(Collected data entries)
◇ ◇ ◇ ◇ ◇ ◇ ◇
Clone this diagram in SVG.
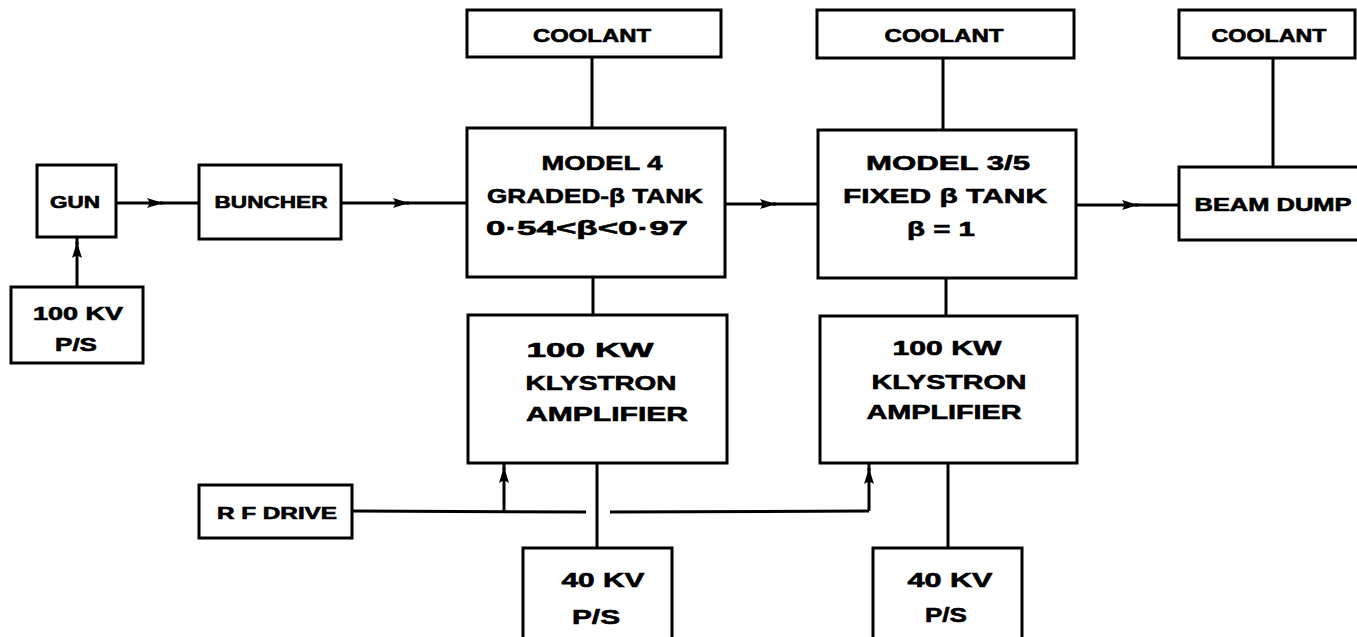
<svg xmlns="http://www.w3.org/2000/svg" width="1357" height="637" viewBox="0 0 1357 637">
<defs>
<style>
.box{fill:#fff;stroke:#000;stroke-width:3}
.ln{fill:none;stroke:#000;stroke-width:3}
text{font-family:"Liberation Sans",Arial,sans-serif;font-weight:bold;fill:#000;stroke:#000;stroke-width:0.6;text-anchor:middle;dominant-baseline:central}
.s16{font-size:16px}
.s18{font-size:18px}
.s20{font-size:20px}
.s21{font-size:21px}
</style>
<marker id="arr" viewBox="0 0 16 12" refX="16" refY="6" markerWidth="16" markerHeight="12" markerUnits="userSpaceOnUse" orient="auto">
<path d="M0,1 Q4,6 0,11 L16,6 Z" fill="#000"/>
</marker>
</defs>
<rect width="1357" height="637" fill="#fff"/>

<g id="connectors">
<line class="ln" x1="77" y1="287" x2="77" y2="242" marker-end="url(#arr)"/>
<line class="ln" x1="77" y1="245" x2="77" y2="237"/>
<line class="ln" x1="116" y1="203" x2="163" y2="203" marker-end="url(#arr)"/>
<line class="ln" x1="160" y1="203" x2="199" y2="203"/>
<line class="ln" x1="341" y1="203" x2="409" y2="203" marker-end="url(#arr)"/>
<line class="ln" x1="406" y1="203" x2="467" y2="203"/>
<line class="ln" x1="725" y1="204" x2="776" y2="204" marker-end="url(#arr)"/>
<line class="ln" x1="773" y1="204" x2="818" y2="204"/>
<line class="ln" x1="1076" y1="205" x2="1138" y2="205" marker-end="url(#arr)"/>
<line class="ln" x1="1135" y1="205" x2="1179" y2="205"/>
<line class="ln" x1="592" y1="57" x2="592" y2="128"/>
<line class="ln" x1="943" y1="58" x2="943" y2="130"/>
<line class="ln" x1="1273" y1="58" x2="1273" y2="167"/>
<line class="ln" x1="593" y1="277" x2="593" y2="315"/>
<line class="ln" x1="946" y1="278" x2="946" y2="316"/>
<line class="ln" x1="597" y1="463" x2="597" y2="548"/>
<line class="ln" x1="948" y1="463" x2="948" y2="548"/>
<line class="ln" x1="352" y1="511" x2="586" y2="512"/>
<line class="ln" x1="610" y1="512" x2="869" y2="511"/>
<line class="ln" x1="504" y1="512" x2="504" y2="467" marker-end="url(#arr)"/>
<line class="ln" x1="504" y1="470" x2="504" y2="463"/>
<line class="ln" x1="869" y1="511" x2="869" y2="468" marker-end="url(#arr)"/>
<line class="ln" x1="869" y1="471" x2="869" y2="463"/>
</g>

<g id="gun">
<rect class="box" x="37" y="165" width="79" height="72"/>
<text class="s16" x="75" y="202" textLength="50" lengthAdjust="spacingAndGlyphs">GUN</text>
</g>
<g id="hv100">
<rect class="box" x="11" y="287" width="132" height="76"/>
<text class="s18" x="78" y="314" textLength="90" lengthAdjust="spacingAndGlyphs">100 KV</text>
<text class="s18" x="76" y="345" textLength="42" lengthAdjust="spacingAndGlyphs">P/S</text>
</g>
<g id="buncher">
<rect class="box" x="199" y="165" width="142" height="74"/>
<text class="s16" x="271" y="202" textLength="113" lengthAdjust="spacingAndGlyphs">BUNCHER</text>
</g>
<g id="coolant1">
<rect class="box" x="467" y="10" width="254" height="47"/>
<text class="s18" x="592" y="36" textLength="118" lengthAdjust="spacingAndGlyphs">COOLANT</text>
</g>
<g id="tank4">
<rect class="box" x="467" y="128" width="258" height="149"/>
<text class="s21" x="602" y="162" textLength="121" lengthAdjust="spacingAndGlyphs">MODEL 4</text>
<text class="s21" x="595" y="195" textLength="216" lengthAdjust="spacingAndGlyphs">GRADED-β TANK</text>
<text class="s21" x="587" y="227" textLength="202" lengthAdjust="spacingAndGlyphs">0·54&lt;β&lt;0·97</text>
</g>
<g id="coolant2">
<rect class="box" x="817" y="10" width="257" height="48"/>
<text class="s18" x="944" y="36" textLength="119" lengthAdjust="spacingAndGlyphs">COOLANT</text>
</g>
<g id="tank35">
<rect class="box" x="818" y="130" width="258" height="148"/>
<text class="s21" x="948" y="162" textLength="164" lengthAdjust="spacingAndGlyphs">MODEL 3/5</text>
<text class="s21" x="945" y="195" textLength="204" lengthAdjust="spacingAndGlyphs">FIXED β TANK</text>
<text class="s21" x="941" y="228" textLength="68" lengthAdjust="spacingAndGlyphs">β = 1</text>
</g>
<g id="coolant3">
<rect class="box" x="1179" y="10" width="176" height="48"/>
<text class="s18" x="1269" y="36" textLength="115" lengthAdjust="spacingAndGlyphs">COOLANT</text>
</g>
<g id="beamdump">
<rect class="box" x="1179" y="167" width="180" height="73"/>
<text class="s18" x="1273" y="205" textLength="157" lengthAdjust="spacingAndGlyphs">BEAM DUMP</text>
</g>
<g id="klystron1">
<rect class="box" x="468" y="315" width="259" height="148"/>
<text class="s20" x="590" y="350" textLength="127" lengthAdjust="spacingAndGlyphs">100 KW</text>
<text class="s20" x="601" y="383" textLength="151" lengthAdjust="spacingAndGlyphs">KLYSTRON</text>
<text class="s20" x="607" y="414" textLength="162" lengthAdjust="spacingAndGlyphs">AMPLIFIER</text>
</g>
<g id="klystron2">
<rect class="box" x="820" y="316" width="257" height="147"/>
<text class="s20" x="947" y="348" textLength="109" lengthAdjust="spacingAndGlyphs">100  KW</text>
<text class="s20" x="949" y="382" textLength="155" lengthAdjust="spacingAndGlyphs">KLYSTRON</text>
<text class="s20" x="944" y="412" textLength="155" lengthAdjust="spacingAndGlyphs">AMPLIFIER</text>
</g>
<g id="rfdrive">
<rect class="box" x="199" y="485" width="153" height="53"/>
<text class="s16" x="277" y="513" textLength="120" lengthAdjust="spacingAndGlyphs">R F DRIVE</text>
</g>
<g id="ps40a">
<rect class="box" x="523" y="548" width="149" height="95"/>
<text class="s20" x="603" y="580" textLength="83" lengthAdjust="spacingAndGlyphs">40 KV</text>
<text class="s20" x="596" y="617" textLength="48" lengthAdjust="spacingAndGlyphs">P/S</text>
</g>
<g id="ps40b">
<rect class="box" x="873" y="548" width="149" height="95"/>
<text class="s20" x="950" y="580" textLength="85" lengthAdjust="spacingAndGlyphs">40 KV</text>
<text class="s20" x="946" y="615" textLength="42" lengthAdjust="spacingAndGlyphs">P/S</text>
</g>
</svg>
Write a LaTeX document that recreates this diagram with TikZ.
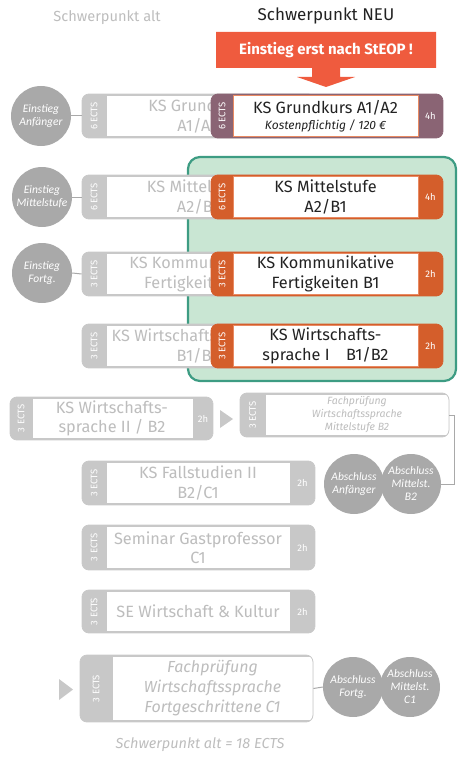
\documentclass[tikz,border=0pt]{standalone}
\usepackage{fontspec}
\setmainfont{Fira Sans}
\newfontfamily\circfont{Carlito}
\definecolor{gstrip}{HTML}{C8C8C8}
\definecolor{gtext}{HTML}{BDBDBD}
\definecolor{circ}{HTML}{A9A9A9}
\definecolor{mauve}{HTML}{8A6474}
\definecolor{ostrip}{HTML}{D45E2B}
\definecolor{oline}{HTML}{E98A62}
\definecolor{arrowc}{HTML}{EF5B3E}
\definecolor{gfill}{HTML}{C9E6D3}
\definecolor{gborder}{HTML}{3D9C83}
\definecolor{ink}{HTML}{222222}
\newcommand\cbox[9]{% name, x1, x2, ytop, ybot, lw, rw, strip colour, inner line colour
  \begin{scope}
    \clip[rounded corners=7pt] (#2,#4) rectangle (#3,#5);
    \fill[#8] (#2,#4) rectangle (#3,#5);
    \filldraw[fill=white, draw=#9, line width=0.8pt] ({#2+#6},{#4+1.3}) rectangle ({#3-#7},{#5-1.3});
  \end{scope}
  \node[boxframe, draw=#8, minimum width={#3-#2}, minimum height={#5-#4}] (#1) at ({(#2+#3)/2},{(#4+#5)/2}) {};
}
\tikzset{
  boxframe/.style={rounded corners=7pt, line width=0.8pt, inner sep=0pt},
  maintext/.style={align=center, font=\fontsize{16.3}{19.5}\selectfont, inner sep=0pt},
  oldtext/.style={maintext, text=gtext},
  newtext/.style={maintext, text=ink},
  striptext/.style={text=white, font=\fontsize{9.5}{11}\selectfont, inner sep=0pt},
  ectstext/.style={striptext, rotate=90},
  circnode/.style={circle, fill=circ, minimum size=60pt, inner sep=0pt, align=center, text=white,
    font=\circfont\itshape\fontsize{11.5}{13}\selectfont},
  conn/.style={draw=circ, line width=1pt},
}
\begin{document}
\begin{tikzpicture}[x=1pt,y=-1pt]
\useasboundingbox (0,0) rectangle (459,757);

% headings
\node[text=gtext, font=\fontsize{14.6}{16}\selectfont] (halt) at (107,18) {Schwerpunkt alt};
\node[text=ink, font=\fontsize{17}{19}\selectfont] (hneu) at (326,16) {Schwerpunkt NEU};

% arrow
\fill[arrowc] (216,32) -- (436,32) -- (436,68) -- (340,68) -- (340,77) -- (355,77) -- (326,87)
  -- (297,77) -- (312,77) -- (312,68) -- (216,68) -- cycle;
\node[text=white, font=\bfseries\fontsize{15}{17}\selectfont] (steop) at (326,50) {Einstieg erst nach StEOP !};

% green area
\draw[fill=gfill, draw=gborder, line width=2.2pt, rounded corners=12pt] (188,157) rectangle (456,381);

% old boxes
\cbox{o1}{82}{315}{94}{138}{24}{25}{gstrip}{gstrip}
\node[oldtext] (o1-t) at (198,116) {KS Grundkurs\\A1/A2};
\cbox{o2}{82}{315}{175}{219}{24}{25}{gstrip}{gstrip}
\node[oldtext] (o2-t) at (198,197) {KS Mittelstufe\\A2/B1};
\cbox{o3}{82}{315}{252}{296}{24}{25}{gstrip}{gstrip}
\node[oldtext] (o3-t) at (198,274) {KS Kommunikative\\Fertigkeiten B1};
\cbox{o4}{82}{315}{324}{368}{24}{25}{gstrip}{gstrip}
\node[oldtext] (o4-t) at (198,346) {KS Wirtschaftssprache I\\B1/B2};
\node[ectstext] (o1-e) at (94,116) {6 ECTS};
\node[ectstext] (o2-e) at (94,197) {6 ECTS};
\node[ectstext] (o3-e) at (94,274) {3 ECTS};
\node[ectstext] (o4-e) at (94,346) {3 ECTS};

% entry circles
\node[circnode] (c1) at (41,116) {Einstieg\\Anfänger};
\node[circnode] (c2) at (42,197) {Einstieg\\Mittelstufe};
\node[circnode] (c3) at (42,273) {Einstieg\\Fortg.};
\draw[conn] (c1.east) -- (o1.west);
\draw[conn] (c2.east) -- (o2.west);
\draw[conn] (c3.east) -- (o3.west);

% new boxes
\cbox{n1}{211}{443}{94}{138}{22}{25}{mauve}{oline}
\node[newtext] (n1-t) at (325.5,116) {KS Grundkurs A1/A2\\[-3pt]{\itshape\fontsize{12}{13}\selectfont Kostenpflichtig / 120 €}};
\node[ectstext] (n1-e) at (222,116) {6 ECTS};
\node[striptext] (n1-h) at (430.5,116) {4h};

\cbox{n2}{211}{443}{175}{219}{22}{25}{ostrip}{oline}
\node[newtext] (n2-t) at (325.5,197) {KS Mittelstufe\\A2/B1};
\node[ectstext] (n2-e) at (222,197) {6 ECTS};
\node[striptext] (n2-h) at (430.5,197) {4h};

\cbox{n3}{211}{443}{252}{296}{22}{25}{ostrip}{oline}
\node[newtext] (n3-t) at (325.5,274) {KS Kommunikative\\Fertigkeiten B1};
\node[ectstext] (n3-e) at (222,274) {3 ECTS};
\node[striptext] (n3-h) at (430.5,274) {2h};

\cbox{n4}{211}{443}{324}{368}{22}{25}{ostrip}{oline}
\node[newtext] (n4-t) at (325.5,346) {KS Wirtschafts-\\sprache I\quad B1/B2};
\node[ectstext] (n4-e) at (222,346) {3 ECTS};
\node[striptext] (n4-h) at (430.5,346) {2h};

% row 5
\cbox{b5}{10}{213}{397}{440}{22}{20}{gstrip}{gstrip}
\node[oldtext] (b5-t) at (112,418.5) {KS Wirtschafts-\\sprache II / B2};
\node[ectstext] (b5-e) at (21,418.5) {3 ECTS};
\node[striptext] (b5-h) at (203,418.5) {2h};
\fill[gstrip] (220,410) -- (233,419) -- (220,428) -- cycle;

\cbox{fm}{240}{449}{393}{437}{25}{0}{gstrip}{gstrip}
\node[text=gtext, align=center, inner sep=0pt, font=\itshape\fontsize{10.5}{13}\selectfont] (fm-t) at (357,415) {Fachprüfung\\Wirtschaftssprache\\Mittelstufe B2};
\node[ectstext] (fm-e) at (252.5,415) {3 ECTS};

% row 6-8
\cbox{b6}{82}{315}{461}{505}{24}{25}{gstrip}{gstrip}
\node[oldtext] (b6-t) at (198,483) {KS Fallstudien II\\B2/C1};
\node[ectstext] (b6-e) at (94,483) {3 ECTS};
\node[striptext] (b6-h) at (302.5,483) {2h};

\cbox{b7}{82}{315}{525}{570}{24}{25}{gstrip}{gstrip}
\node[oldtext] (b7-t) at (198,547.5) {Seminar Gastprofessor\\C1};
\node[ectstext] (b7-e) at (94,547.5) {3 ECTS};
\node[striptext] (b7-h) at (302.5,547.5) {2h};

\cbox{b8}{82}{315}{590}{633}{24}{25}{gstrip}{gstrip}
\node[oldtext] (b8-t) at (198,611.5) {SE Wirtschaft \& Kultur};
\node[ectstext] (b8-e) at (94,611.5) {3 ECTS};
\node[striptext] (b8-h) at (302.5,611.5) {2h};

% row 9
\fill[gstrip] (59,679) -- (73,689.5) -- (59,700) -- cycle;
\cbox{f9}{80}{313}{655}{722}{32}{0}{gstrip}{gstrip}
\node[oldtext, font=\itshape\fontsize{16}{20}\selectfont] (f9-t) at (212.5,688.5) {Fachprüfung\\Wirtschaftssprache\\Fortgeschrittene C1};
\node[ectstext] (f9-e) at (96,688.5) {3 ECTS};

% exit circles
\node[circnode] (c4) at (354,484) {Abschluss\\Anfänger};
\node[circnode] (c5) at (411,484) {Abschluss\\Mittelst.\\B2};
\draw[conn] (fm.east) -- ++(5,0) |- (c5.east);

\node[circnode] (c6) at (353,687) {Abschluss\\Fortg.};
\node[circnode] (c7) at (410,687) {Abschluss\\Mittelst.\\C1};
\draw[conn] (f9.east) -- (c6.west);

\node[text=gtext, font=\itshape\fontsize{14.5}{16}\selectfont] (sum) at (200,745) {Schwerpunkt alt = 18 ECTS};
\end{tikzpicture}
\end{document}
◇ ◇ ◇ ◇ ◇ ◇ ◇
• EXERCISE DESCRIPTION: Every line in the data that holds "diagram" should be copied out.

• SOLUTION TO THE EXERCISE:
Clone this diagram in SVG.
Write a LaTeX document that recreates this diagram with TikZ.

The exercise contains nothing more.